Preparing for retirement can already come with uncertainty, especially when you can’t predict how long you will live, what unexpected expenses you will face, or how life may change. Add in economic trends and market volatility, and protecting your hard-earned savings may seem impossible. Let’s explore some common concerns and potential options available to help mitigate the risk.
The ups and downs are a normal part of the market cycle, but any time there is a drop, it can be challenging not to get nervous, particularly if you’re nearing or in retirement. Bear markets, or when the market experiences a 20% or more decline in stock prices for a sustained period of time, may potentially lower the value of retirement savings. However, with strategic planning, one could minimize the risk to a nest egg and ensure the income needed to retire comfortably.
Here are some common questions and what to consider during market volatility.
When the market goes through a down period, your 401(k) could potentially lose money based on the stocks and mutual funds in which your money is invested. If retirement is still years down the road, your 401(k) has more time to recover. However, if you’re a soon-to-be retiree or have started retirement, market volatility can feel more concerning. Consider talking to your financial professional to understand better what you should and shouldn’t do during market volatility.
If a bear market hits just as you’re ready to head into retirement, you may worry that your retirement plan will get knocked off track. One key to being more proactive than reactive during market downturns is to already have a diversified retirement portfolio. This could help smooth out the highs and lows with more resilience and help ensure a portion of your assets are protected. Other temporary options could be considered. A diversified financial plan, which is a plan that usually contains a mix of asset and investment types, can help add more flexibility to your future.
It can be tempting to re-route your retirement when the stock market drops. Continue to work with your financial professional to rebalance your portfolio if needed or identify how you can better protect your assets. A market downturn may not need to derail your retirement entirely.
There are many different ways you can protect your retirement savings from marketing volatility, and your financial professional can help. One option they may suggest is diversifying your portfolio and revisiting it regularly. Diversifying is typically used as a method of ‘spreading’ your risk, which means that your money may be less susceptible to market volatility.
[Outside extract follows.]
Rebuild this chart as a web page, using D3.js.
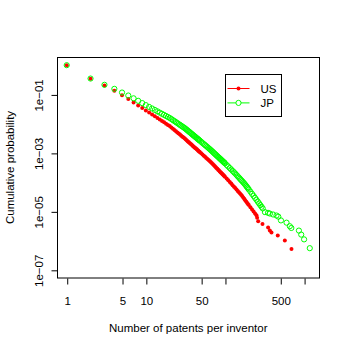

By having a variety of financial assets, such as annuities, individual retirement accounts (IRAs), and certificate of deposit (CD), that perform differently over time, you can help maximize returns while minimizing risk. The advantages of having a diversified financial portfolio include:
How comfortable you are with risk can change throughout your life and as you near retirement. Determining your risk appetite can help structure your portfolio to match those preferences and create a financial strategy aligned with your goals. Some questions that can help you identify your risk tolerance:
There are options that can bring more security to a financial portfolio and help balance the potential volatility of investments. High-yield savings accounts, certificates of deposits, treasury bonds, and preferred stocks may all be options that can offer growth potential but are less affected by volatile markets. Fixed index annuities (FIA) are a type of financial product that can hold up in a bear market while protecting a portion of your retirement savings during a market downturn.
FIAs are in the lower range of the risk spectrum, and since interest credits are linked to market performance without being directly invested in the market, your FIA will not lose value if the market drops. Plus, if you’ve already entered retirement and receive income payments from your FIA, that money will not be adversely affected by market fluctuations. FIAs can also support your overall retirement accumulation strategy by helping build your retirement savings through conservative tax-deferred growth.
Talking to your financial professional about your retirement goals, risk tolerance, and how to create a personalized financial strategy can help boost your confidence about the future and your ability to withstand market volatility. The better you prepare and plan for market uncertainty, the more successful you can be at lessening both the financial and mental stress of navigating the market cycle and entering retirement as planned.
This information is provided for general reference purposes and should not be viewed as investment advice or as a recommendation for a specific allocation. Neither Midland National® Life Insurance Company, nor any agents acting on its behalf should be viewed as providing legal, tax or investment advice. Always consult with and rely on a qualified advisor.
Fixed index annuities are not a direct investment in the stock market. They are long term insurance products with guarantees backed by the issuing company. They provide the potential for interest to be credited based in part on the performance of specific indices, without the risk of loss of premium due to market downturns or fluctuation. Although fixed index annuities guarantee no loss of premium due to market downturns, deductions from the accumulation value for optional benefit riders or strategy fees or charges associated with allocations to enhanced crediting methods could exceed interest credited to the accumulation value, which would result in loss of premium. They may not be appropriate for all clients. Interest credits to a fixed index annuity will not mirror the actual performance of the relevant index.